There are a few key strategic issues that the report did not address. The first of these relates to the growing confrontation between the Federal Government and Federal Member states, the political instability and uncertainty arising from the lack of consensus about major constitutional issues and related governance challenges and the resultant vacuum these conditions create for Al Shabaab to take advantage of and with respect to force generation and in the fight against Al Shabaab. The other concerns the lack of strategic clarity about the conclusive end of the AU mission in the form that it has run since 2007, and the creation of conditions for Somali actors to end the perpetual outsourcing of the full responsibility that they should bear for their political and security governance. Instead of operating as a gap-filling multilateral support measure, the AU mission is increasingly being seen as a regime security instrument, thereby becoming an excuse for Somali actors not to get their acts together. This is neither compatible with the objective of a multilateral peace support operation nor the pathway for the resolution of the underlying factors of the security crisis, which require the Somali government to deliver on its part of the bargain through both setting up and making fully functional the institutions for assuming security responsibility and securing political consensus and national reconciliation.
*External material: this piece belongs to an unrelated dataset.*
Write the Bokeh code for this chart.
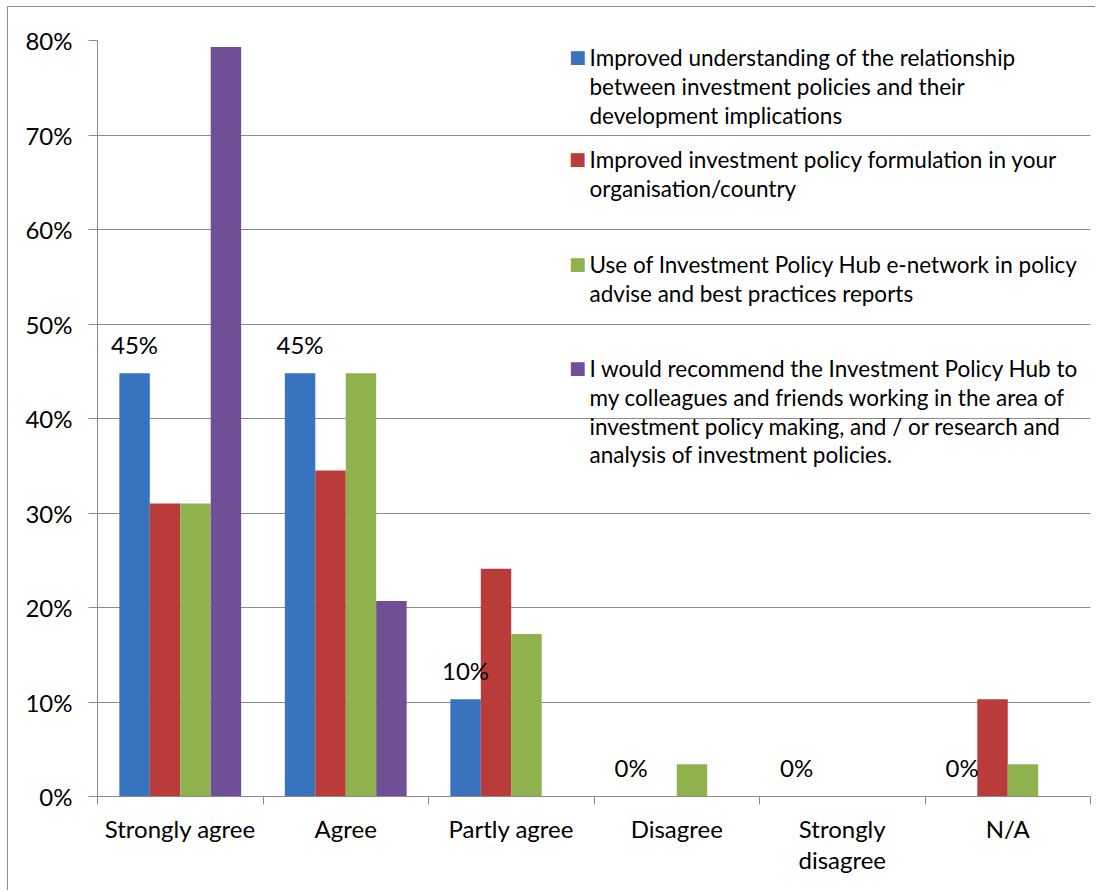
from bokeh.plotting import figure
from bokeh.models import (ColumnDataSource, Range1d, LinearAxis,
                          FixedTicker, PrintfTickFormatter, Label)
from bokeh.transform import dodge
from bokeh.core.properties import value
from bokeh.embed import file_html
from bokeh.resources import INLINE

# ---- data ----
categories = ["Strongly agree", "Agree", "Partly agree", "Disagree", "Strongly\ndisagree", "N/A"]

understanding = [44.8, 44.8, 10.3, 0, 0, 0]
formulation = [31.0, 34.5, 24.1, 0, 0, 10.3]
enetwork = [31.0, 44.8, 17.2, 3.4, 0, 3.4]
recommend = [79.3, 20.7, 0, 0, 0, 0]

series_names = [
    "Improved understanding of the relationship\nbetween investment policies and their\ndevelopment implications",
    "Improved investment policy formulation in your\norganisation/country",
    "Use of Investment Policy Hub e-network in policy\nadvise and best practices reports",
    " I would recommend the Investment Policy Hub to\nmy colleagues and friends working in the area of\ninvestment policy making, and / or research and\nanalysis of investment policies.",
]
y_ticks = [0, 10, 20, 30, 40, 50, 60, 70, 80]

# ---- style ----
FONT = "Lato"
FS = "24px"
LEG_FS = "22.5px"
GRAY = "#8a8a8a"
colors = ["#3873bd", "#b93b3a", "#8fb24e", "#6f5096"]
W, H = 1088, 884
FRAME_LEFT, FRAME_BOTTOM = 97, 796   # page px, used to place the manual legend

n = len(categories)
centers = [i + 0.5 for i in range(n)]
src = ColumnDataSource(dict(
    x=centers,
    s0=understanding, s1=formulation, s2=enetwork, s3=recommend,
    lbl=[f"{v:.0f}%" for v in understanding],
))

p = figure(x_range=Range1d(0, n), y_range=Range1d(0, 80),
           width=W, height=H, output_backend="svg", toolbar_location=None,
           x_axis_location=None,
           min_border_left=89, min_border_right=6, min_border_top=33, min_border_bottom=95)
p.styles = {"margin-left": "7px", "margin-top": "6px",
            "border-left": "1px solid #8c8c8c", "border-top": "1px solid #8c8c8c"}
p.outline_line_color = None
p.background_fill_color = "white"
p.border_fill_color = "white"
p.xgrid.visible = False

# y axis
p.yaxis.ticker = FixedTicker(ticks=y_ticks)
p.yaxis.formatter = PrintfTickFormatter(format="%d%%")
p.yaxis.axis_line_color = GRAY
p.yaxis.major_tick_line_color = GRAY
p.yaxis.major_tick_out = 9
p.yaxis.major_tick_in = 0
p.yaxis.minor_tick_line_color = None
p.yaxis.major_label_standoff = 16
p.yaxis.major_label_text_font = FONT
p.yaxis.major_label_text_font_size = FS
p.yaxis.major_label_text_color = "black"
p.ygrid.grid_line_color = GRAY
p.ygrid.grid_line_width = 1

# x boundary axis (tick marks between categories)
bax = LinearAxis(ticker=FixedTicker(ticks=list(range(n + 1))),
                 major_label_text_font_size="1px", major_label_text_color=None,
                 major_label_standoff=0,
                 major_tick_out=8, major_tick_in=0, minor_tick_line_color=None,
                 axis_line_color=GRAY, major_tick_line_color=GRAY)
p.add_layout(bax, "below")
# category label axis
cax = LinearAxis(ticker=FixedTicker(ticks=centers),
                 major_label_overrides={c: name for c, name in zip(centers, categories)},
                 major_tick_line_color=None, axis_line_color=None, minor_tick_line_color=None,
                 major_label_standoff=3, major_label_text_font=FONT,
                 major_label_text_font_size=FS, major_label_text_color="black",
                 major_label_text_line_height=1.1)
p.add_layout(cax, "below")

# bars
bw = 0.184
offsets = [-1.5 * bw, -0.5 * bw, 0.5 * bw, 1.5 * bw]
for i, (off, c) in enumerate(zip(offsets, colors)):
    p.vbar(x=dodge("x", off), top=f"s{i}", width=bw, source=src,
           fill_color=c, line_color=None)

# data labels for first series
p.text(x=dodge("x", offsets[0]), y="s0", text="lbl", source=src,
       text_align="center", text_baseline="alphabetic", y_offset=-29,
       text_font=value(FONT), text_font_size=FS, text_color="black")

# legend (manual, multi-line); label screen units are relative to the frame
first_baselines = [57, 159, 264, 368]   # page y of first line positions
line_step = 28.8
for name, c, b0 in zip(series_names, colors, first_baselines):
    lines = name.split("\n")
    p.add_layout(Label(x=577 - FRAME_LEFT, y=FRAME_BOTTOM - (b0 - 1), x_units="screen", y_units="screen",
                       text="■", text_color=c, text_font="DejaVu Sans",
                       text_font_size="18px", text_align="center", text_baseline="middle"))
    for j, ln in enumerate(lines):
        p.add_layout(Label(x=589 - FRAME_LEFT, y=FRAME_BOTTOM - (b0 + j * line_step),
                           x_units="screen", y_units="screen",
                           text=ln, text_color="black", text_font=FONT,
                           text_font_size=LEG_FS, text_align="left", text_baseline="alphabetic"))

open("out.html", "w").write(file_html(p, INLINE))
The expected outcome of the session is a communiqué. The PSC may welcome the finalisation of the report on joint AU-FGS-UN progress against benchmarks and the AUSSOM mission configuration plan, adopt the same, and request the Commission to transmit it to the UN Security Council pursuant to the PSC’s 1287th session and UNSC Resolution 2809 (2025). Echoing the report, the PSC may welcome the operational momentum achieved against Al-Shabaab and the gradual strengthening of Somali institutions, but may also emphasise that the transition of responsibilities remains conditions-based and requires careful sequencing to ensure that drawdowns in AUSSOM do not outpace Somali absorption capacity or undermine recently consolidated gains. Beyond expressing concerns over the prevailing challenges that AUSSOM is currently facing, it may also emphasise the critical importance of sustainable, predictable, and adequate funding and logistical support for AUSSOM; the provision of adequate operational enablers such as aviation assets, ISR capabilities, and other force multipliers; accelerating capacity-building, force generation, and integrated operational planning mechanisms between AUSSOM and Somali forces; prioritising the security of key infrastructure and population centres to avoid overstretch; consolidating offensive operations with state presence through a ‘clear-hold-build’ approach; and adherence to the compliance and accountability framework. Again echoing the report, the PSC is also likely to establish an AU-FGS-UN monitoring and evaluation mechanism to track benchmark progress, operational conditions, and sustainment capacity.